*** Material shown

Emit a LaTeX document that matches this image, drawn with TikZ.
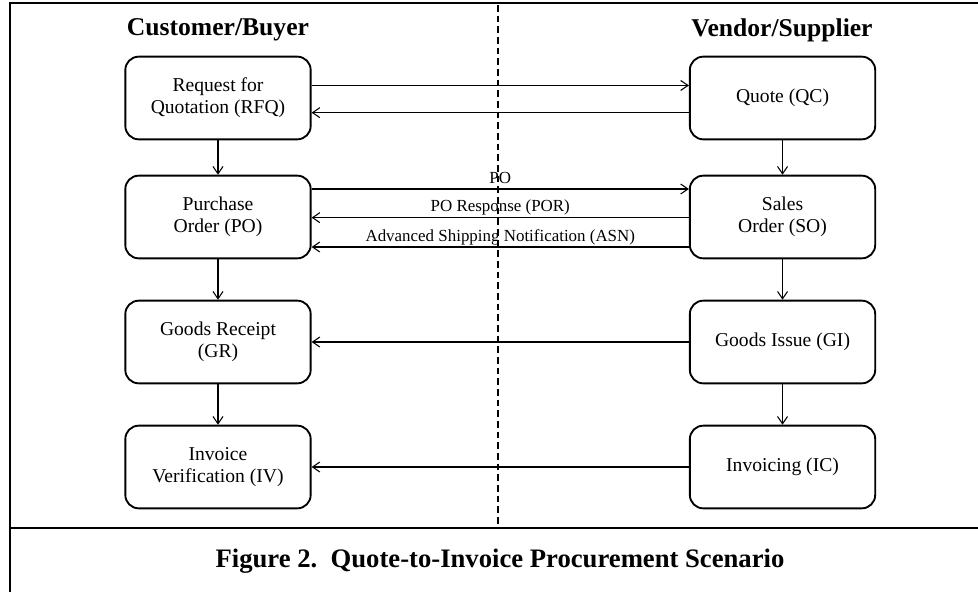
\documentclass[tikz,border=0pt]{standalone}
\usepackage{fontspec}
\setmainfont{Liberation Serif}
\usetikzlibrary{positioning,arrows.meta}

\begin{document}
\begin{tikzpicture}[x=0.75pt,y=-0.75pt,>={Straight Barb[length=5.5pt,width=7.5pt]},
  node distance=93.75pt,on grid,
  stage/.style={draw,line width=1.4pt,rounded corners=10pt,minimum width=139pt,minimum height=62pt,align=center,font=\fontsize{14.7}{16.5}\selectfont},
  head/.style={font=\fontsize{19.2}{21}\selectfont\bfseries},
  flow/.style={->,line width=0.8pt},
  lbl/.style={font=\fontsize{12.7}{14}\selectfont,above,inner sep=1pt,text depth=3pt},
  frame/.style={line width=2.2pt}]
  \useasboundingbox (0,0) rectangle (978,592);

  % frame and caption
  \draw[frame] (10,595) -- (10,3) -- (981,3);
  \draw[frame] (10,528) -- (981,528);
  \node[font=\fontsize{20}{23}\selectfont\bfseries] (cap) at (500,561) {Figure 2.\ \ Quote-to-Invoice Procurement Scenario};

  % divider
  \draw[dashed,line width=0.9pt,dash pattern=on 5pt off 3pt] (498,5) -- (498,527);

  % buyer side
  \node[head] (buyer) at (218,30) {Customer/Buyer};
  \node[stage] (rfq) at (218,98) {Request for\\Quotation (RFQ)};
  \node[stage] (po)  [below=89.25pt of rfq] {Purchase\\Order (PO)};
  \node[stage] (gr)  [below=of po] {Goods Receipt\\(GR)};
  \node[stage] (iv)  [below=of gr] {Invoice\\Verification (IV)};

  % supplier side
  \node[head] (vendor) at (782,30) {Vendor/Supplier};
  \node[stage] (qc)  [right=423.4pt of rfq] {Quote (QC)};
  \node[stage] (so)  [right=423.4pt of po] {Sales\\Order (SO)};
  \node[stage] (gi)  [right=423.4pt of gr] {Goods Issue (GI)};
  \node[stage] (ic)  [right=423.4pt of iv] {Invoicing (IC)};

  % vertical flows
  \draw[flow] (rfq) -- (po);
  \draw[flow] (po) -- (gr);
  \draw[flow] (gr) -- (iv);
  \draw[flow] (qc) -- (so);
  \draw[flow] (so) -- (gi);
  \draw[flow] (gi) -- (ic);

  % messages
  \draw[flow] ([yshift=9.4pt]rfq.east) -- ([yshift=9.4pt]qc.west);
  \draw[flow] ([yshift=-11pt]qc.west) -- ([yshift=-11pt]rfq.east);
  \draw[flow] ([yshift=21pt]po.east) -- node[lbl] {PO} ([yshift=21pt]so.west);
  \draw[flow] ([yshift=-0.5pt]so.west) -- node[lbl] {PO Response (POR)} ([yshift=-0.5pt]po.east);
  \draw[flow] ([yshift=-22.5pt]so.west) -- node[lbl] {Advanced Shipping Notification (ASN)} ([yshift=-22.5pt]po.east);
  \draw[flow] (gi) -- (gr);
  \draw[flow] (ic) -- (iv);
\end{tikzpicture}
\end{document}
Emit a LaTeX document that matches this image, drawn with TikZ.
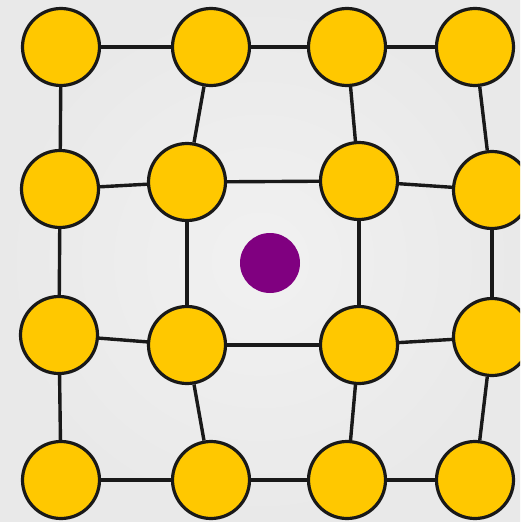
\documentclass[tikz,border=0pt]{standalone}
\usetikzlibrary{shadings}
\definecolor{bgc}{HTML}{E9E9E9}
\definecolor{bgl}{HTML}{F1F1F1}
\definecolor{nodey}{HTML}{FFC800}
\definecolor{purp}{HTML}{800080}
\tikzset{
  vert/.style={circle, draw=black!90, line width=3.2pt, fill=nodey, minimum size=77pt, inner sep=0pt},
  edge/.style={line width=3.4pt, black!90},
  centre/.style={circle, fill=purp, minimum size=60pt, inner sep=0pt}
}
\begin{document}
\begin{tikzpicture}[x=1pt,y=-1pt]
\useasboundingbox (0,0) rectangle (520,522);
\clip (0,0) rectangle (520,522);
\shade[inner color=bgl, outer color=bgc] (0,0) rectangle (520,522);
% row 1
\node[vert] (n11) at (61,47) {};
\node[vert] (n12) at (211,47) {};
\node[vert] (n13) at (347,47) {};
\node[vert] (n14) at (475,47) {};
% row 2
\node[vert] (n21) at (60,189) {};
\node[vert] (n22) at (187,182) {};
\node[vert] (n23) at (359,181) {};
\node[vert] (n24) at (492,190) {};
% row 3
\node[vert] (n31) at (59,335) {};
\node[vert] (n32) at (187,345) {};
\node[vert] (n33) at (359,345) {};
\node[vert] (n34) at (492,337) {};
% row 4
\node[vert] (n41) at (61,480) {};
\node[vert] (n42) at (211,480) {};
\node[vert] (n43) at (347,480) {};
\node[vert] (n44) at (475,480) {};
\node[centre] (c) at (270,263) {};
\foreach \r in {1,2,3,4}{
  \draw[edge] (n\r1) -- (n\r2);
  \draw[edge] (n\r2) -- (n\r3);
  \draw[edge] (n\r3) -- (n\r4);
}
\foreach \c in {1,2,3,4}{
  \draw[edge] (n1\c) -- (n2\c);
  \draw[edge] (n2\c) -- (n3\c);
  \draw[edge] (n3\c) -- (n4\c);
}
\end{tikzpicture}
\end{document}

******

Begin at the first line of the material and copy each line exactly through the one containing "(cap) at (500,561)". Omit pictures.

> **Output for this exercise**:
Emit a LaTeX document that matches this image, drawn with TikZ.
\documentclass[tikz,border=0pt]{standalone}
\usepackage{fontspec}
\setmainfont{Liberation Serif}
\usetikzlibrary{positioning,arrows.meta}

\begin{document}
\begin{tikzpicture}[x=0.75pt,y=-0.75pt,>={Straight Barb[length=5.5pt,width=7.5pt]},
  node distance=93.75pt,on grid,
  stage/.style={draw,line width=1.4pt,rounded corners=10pt,minimum width=139pt,minimum height=62pt,align=center,font=\fontsize{14.7}{16.5}\selectfont},
  head/.style={font=\fontsize{19.2}{21}\selectfont\bfseries},
  flow/.style={->,line width=0.8pt},
  lbl/.style={font=\fontsize{12.7}{14}\selectfont,above,inner sep=1pt,text depth=3pt},
  frame/.style={line width=2.2pt}]
  \useasboundingbox (0,0) rectangle (978,592);

  % frame and caption
  \draw[frame] (10,595) -- (10,3) -- (981,3);
  \draw[frame] (10,528) -- (981,528);
  \node[font=\fontsize{20}{23}\selectfont\bfseries] (cap) at (500,561) {Figure 2.\ \ Quote-to-Invoice Procurement Scenario};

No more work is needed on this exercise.